(Entries with chart source code)

• • • • • • •

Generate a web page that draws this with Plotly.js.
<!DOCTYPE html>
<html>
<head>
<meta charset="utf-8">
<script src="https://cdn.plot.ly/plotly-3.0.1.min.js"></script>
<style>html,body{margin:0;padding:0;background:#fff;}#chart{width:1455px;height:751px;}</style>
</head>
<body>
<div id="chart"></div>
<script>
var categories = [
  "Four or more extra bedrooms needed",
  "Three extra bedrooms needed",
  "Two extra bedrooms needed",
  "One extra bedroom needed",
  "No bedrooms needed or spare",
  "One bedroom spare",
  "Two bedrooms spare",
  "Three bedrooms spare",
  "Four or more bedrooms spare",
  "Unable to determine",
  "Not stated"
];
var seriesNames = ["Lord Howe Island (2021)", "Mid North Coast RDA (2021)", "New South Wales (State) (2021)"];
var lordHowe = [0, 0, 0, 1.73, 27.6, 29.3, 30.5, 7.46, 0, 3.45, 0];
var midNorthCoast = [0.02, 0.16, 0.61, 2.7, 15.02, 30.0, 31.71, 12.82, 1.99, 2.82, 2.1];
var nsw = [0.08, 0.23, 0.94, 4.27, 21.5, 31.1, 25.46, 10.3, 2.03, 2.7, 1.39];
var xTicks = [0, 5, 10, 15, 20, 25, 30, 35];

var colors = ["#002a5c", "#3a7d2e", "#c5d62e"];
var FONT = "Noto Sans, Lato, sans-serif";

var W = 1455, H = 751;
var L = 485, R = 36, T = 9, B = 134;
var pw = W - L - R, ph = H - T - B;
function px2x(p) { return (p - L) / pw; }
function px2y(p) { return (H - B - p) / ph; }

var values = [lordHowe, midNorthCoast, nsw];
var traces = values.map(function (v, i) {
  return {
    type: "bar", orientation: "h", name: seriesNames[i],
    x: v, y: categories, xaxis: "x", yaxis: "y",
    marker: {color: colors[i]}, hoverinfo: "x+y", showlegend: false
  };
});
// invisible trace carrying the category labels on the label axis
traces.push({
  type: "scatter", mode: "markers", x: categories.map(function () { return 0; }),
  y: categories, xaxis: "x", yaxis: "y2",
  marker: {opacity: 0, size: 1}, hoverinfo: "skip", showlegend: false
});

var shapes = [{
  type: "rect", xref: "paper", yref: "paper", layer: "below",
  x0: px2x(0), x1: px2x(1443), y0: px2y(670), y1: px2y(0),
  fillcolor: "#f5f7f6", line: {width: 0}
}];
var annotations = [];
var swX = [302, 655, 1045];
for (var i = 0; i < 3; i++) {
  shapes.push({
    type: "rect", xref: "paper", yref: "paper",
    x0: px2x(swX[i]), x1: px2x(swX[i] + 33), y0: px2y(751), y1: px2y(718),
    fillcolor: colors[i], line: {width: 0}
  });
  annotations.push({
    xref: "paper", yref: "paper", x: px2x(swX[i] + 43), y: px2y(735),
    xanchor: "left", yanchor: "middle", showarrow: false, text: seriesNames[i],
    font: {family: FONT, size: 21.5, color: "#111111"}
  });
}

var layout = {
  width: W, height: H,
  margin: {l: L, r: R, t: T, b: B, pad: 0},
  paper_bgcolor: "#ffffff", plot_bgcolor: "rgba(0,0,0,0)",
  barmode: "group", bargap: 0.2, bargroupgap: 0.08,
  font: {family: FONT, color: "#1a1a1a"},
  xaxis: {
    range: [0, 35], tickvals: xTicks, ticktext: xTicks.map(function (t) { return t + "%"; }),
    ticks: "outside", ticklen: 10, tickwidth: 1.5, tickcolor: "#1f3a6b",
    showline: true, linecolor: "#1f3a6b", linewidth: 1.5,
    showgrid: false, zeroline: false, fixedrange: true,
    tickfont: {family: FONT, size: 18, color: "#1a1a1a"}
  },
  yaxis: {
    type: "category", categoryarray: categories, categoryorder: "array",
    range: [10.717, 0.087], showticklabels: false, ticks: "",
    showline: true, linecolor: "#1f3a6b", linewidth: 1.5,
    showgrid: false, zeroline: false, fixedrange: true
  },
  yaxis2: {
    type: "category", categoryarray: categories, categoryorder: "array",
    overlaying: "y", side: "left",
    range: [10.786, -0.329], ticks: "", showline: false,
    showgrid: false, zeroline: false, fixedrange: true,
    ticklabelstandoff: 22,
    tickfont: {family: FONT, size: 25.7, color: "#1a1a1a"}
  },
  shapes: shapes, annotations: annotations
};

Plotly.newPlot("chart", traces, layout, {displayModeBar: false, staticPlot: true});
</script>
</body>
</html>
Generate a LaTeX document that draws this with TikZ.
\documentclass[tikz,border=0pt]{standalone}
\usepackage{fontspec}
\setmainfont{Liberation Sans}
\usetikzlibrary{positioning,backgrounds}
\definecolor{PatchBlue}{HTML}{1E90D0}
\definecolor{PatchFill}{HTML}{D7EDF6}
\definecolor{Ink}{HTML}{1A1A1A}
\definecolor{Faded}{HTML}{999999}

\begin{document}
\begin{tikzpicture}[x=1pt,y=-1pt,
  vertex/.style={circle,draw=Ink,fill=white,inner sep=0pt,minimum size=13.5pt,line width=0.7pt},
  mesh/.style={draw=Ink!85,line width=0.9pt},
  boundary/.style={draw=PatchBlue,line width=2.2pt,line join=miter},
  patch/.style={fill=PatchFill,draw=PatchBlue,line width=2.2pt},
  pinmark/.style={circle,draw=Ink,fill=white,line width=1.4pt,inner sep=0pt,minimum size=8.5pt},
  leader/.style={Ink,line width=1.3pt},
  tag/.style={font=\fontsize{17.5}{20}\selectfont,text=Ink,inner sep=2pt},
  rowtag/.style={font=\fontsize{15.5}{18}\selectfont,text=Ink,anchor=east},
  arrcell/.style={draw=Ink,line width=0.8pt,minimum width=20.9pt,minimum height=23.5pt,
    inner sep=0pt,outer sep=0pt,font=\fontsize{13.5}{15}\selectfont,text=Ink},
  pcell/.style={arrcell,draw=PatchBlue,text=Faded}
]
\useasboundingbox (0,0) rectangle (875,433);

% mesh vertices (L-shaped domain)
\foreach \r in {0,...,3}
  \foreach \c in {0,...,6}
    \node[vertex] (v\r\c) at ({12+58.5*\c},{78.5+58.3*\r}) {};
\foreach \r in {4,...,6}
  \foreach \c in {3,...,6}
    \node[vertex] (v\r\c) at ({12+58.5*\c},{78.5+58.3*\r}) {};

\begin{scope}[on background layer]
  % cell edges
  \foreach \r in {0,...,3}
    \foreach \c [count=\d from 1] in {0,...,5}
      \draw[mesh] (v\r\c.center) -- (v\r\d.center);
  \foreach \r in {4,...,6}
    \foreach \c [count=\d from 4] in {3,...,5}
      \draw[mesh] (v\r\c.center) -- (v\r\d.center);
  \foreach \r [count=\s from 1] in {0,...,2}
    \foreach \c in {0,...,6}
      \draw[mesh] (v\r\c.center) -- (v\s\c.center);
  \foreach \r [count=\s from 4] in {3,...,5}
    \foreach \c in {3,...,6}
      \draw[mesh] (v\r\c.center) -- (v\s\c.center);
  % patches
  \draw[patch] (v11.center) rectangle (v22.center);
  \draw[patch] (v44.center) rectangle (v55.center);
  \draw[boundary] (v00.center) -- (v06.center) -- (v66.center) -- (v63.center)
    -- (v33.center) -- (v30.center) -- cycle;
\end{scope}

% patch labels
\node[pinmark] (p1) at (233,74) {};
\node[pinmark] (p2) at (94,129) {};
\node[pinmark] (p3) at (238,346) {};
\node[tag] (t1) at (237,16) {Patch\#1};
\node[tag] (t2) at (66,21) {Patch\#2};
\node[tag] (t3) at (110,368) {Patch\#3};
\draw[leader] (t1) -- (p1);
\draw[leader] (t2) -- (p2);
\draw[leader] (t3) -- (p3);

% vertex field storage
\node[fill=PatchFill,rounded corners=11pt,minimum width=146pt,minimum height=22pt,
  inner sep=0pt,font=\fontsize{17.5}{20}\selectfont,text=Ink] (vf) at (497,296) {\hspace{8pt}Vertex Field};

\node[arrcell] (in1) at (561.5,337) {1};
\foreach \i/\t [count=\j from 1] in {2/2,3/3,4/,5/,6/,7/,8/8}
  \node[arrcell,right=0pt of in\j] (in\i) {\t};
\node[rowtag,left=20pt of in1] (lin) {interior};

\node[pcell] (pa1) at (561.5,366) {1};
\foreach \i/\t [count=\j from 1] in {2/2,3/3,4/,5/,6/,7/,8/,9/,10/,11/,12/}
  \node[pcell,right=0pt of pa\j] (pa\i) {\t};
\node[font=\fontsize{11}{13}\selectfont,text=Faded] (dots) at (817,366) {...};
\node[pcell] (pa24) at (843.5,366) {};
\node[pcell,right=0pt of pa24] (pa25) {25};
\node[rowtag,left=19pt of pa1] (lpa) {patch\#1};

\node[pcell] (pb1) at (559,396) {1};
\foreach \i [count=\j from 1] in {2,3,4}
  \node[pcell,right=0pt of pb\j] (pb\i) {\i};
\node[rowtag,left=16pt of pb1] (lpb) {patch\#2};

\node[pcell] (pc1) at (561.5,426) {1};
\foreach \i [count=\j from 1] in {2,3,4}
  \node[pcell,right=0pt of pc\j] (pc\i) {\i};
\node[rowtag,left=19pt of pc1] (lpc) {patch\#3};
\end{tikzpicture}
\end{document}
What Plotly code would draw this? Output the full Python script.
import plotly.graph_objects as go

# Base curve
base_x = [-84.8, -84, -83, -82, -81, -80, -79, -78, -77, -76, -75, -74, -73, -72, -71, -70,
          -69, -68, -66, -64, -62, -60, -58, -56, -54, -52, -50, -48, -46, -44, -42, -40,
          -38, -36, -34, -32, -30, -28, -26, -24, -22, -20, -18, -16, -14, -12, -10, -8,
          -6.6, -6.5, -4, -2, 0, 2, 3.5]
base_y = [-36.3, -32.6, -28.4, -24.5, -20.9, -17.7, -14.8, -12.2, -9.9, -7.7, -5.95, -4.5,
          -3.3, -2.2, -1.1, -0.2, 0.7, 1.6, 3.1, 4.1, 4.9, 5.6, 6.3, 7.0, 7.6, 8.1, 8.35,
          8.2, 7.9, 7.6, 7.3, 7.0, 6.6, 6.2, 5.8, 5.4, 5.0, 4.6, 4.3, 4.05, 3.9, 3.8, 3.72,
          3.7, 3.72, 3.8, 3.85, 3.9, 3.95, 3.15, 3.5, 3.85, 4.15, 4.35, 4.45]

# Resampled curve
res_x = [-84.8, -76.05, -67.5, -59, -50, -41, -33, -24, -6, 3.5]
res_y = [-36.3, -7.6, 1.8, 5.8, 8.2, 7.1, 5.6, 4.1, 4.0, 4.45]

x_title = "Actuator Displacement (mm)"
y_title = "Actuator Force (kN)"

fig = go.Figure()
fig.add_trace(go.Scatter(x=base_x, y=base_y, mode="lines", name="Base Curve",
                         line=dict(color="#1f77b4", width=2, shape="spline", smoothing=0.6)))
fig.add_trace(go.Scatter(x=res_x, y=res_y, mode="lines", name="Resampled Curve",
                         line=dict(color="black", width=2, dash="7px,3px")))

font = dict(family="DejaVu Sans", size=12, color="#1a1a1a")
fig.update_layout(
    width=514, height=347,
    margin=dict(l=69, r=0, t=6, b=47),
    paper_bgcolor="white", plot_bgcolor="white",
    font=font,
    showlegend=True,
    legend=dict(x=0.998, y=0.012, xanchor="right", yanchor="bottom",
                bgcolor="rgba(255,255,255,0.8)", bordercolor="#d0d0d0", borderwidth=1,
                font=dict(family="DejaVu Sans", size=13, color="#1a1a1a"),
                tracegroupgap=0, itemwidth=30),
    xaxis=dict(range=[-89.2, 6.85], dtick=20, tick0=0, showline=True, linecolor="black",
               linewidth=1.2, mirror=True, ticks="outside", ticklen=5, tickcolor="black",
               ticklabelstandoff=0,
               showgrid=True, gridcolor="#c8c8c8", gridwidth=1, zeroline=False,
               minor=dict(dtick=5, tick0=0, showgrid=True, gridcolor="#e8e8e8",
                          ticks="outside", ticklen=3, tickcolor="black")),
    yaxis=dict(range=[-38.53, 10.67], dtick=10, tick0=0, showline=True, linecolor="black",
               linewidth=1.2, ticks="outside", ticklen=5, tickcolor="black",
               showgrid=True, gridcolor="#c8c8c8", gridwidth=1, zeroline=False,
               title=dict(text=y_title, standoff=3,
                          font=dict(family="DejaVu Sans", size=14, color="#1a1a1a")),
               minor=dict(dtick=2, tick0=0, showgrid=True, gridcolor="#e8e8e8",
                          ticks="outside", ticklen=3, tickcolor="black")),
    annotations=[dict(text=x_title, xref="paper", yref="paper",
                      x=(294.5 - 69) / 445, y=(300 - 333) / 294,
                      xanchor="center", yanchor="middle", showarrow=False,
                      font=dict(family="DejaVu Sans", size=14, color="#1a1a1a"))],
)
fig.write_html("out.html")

• • • • • • •

◆ Exercise objective: Quote the listing word for word from its first line through the line in which "return (H - B" appears.

◆ Full solution:
Generate a web page that draws this with Plotly.js.
<!DOCTYPE html>
<html>
<head>
<meta charset="utf-8">
<script src="https://cdn.plot.ly/plotly-3.0.1.min.js"></script>
<style>html,body{margin:0;padding:0;background:#fff;}#chart{width:1455px;height:751px;}</style>
</head>
<body>
<div id="chart"></div>
<script>
var categories = [
  "Four or more extra bedrooms needed",
  "Three extra bedrooms needed",
  "Two extra bedrooms needed",
  "One extra bedroom needed",
  "No bedrooms needed or spare",
  "One bedroom spare",
  "Two bedrooms spare",
  "Three bedrooms spare",
  "Four or more bedrooms spare",
  "Unable to determine",
  "Not stated"
];
var seriesNames = ["Lord Howe Island (2021)", "Mid North Coast RDA (2021)", "New South Wales (State) (2021)"];
var lordHowe = [0, 0, 0, 1.73, 27.6, 29.3, 30.5, 7.46, 0, 3.45, 0];
var midNorthCoast = [0.02, 0.16, 0.61, 2.7, 15.02, 30.0, 31.71, 12.82, 1.99, 2.82, 2.1];
var nsw = [0.08, 0.23, 0.94, 4.27, 21.5, 31.1, 25.46, 10.3, 2.03, 2.7, 1.39];
var xTicks = [0, 5, 10, 15, 20, 25, 30, 35];

var colors = ["#002a5c", "#3a7d2e", "#c5d62e"];
var FONT = "Noto Sans, Lato, sans-serif";

var W = 1455, H = 751;
var L = 485, R = 36, T = 9, B = 134;
var pw = W - L - R, ph = H - T - B;
function px2x(p) { return (p - L) / pw; }
function px2y(p) { return (H - B - p) / ph; }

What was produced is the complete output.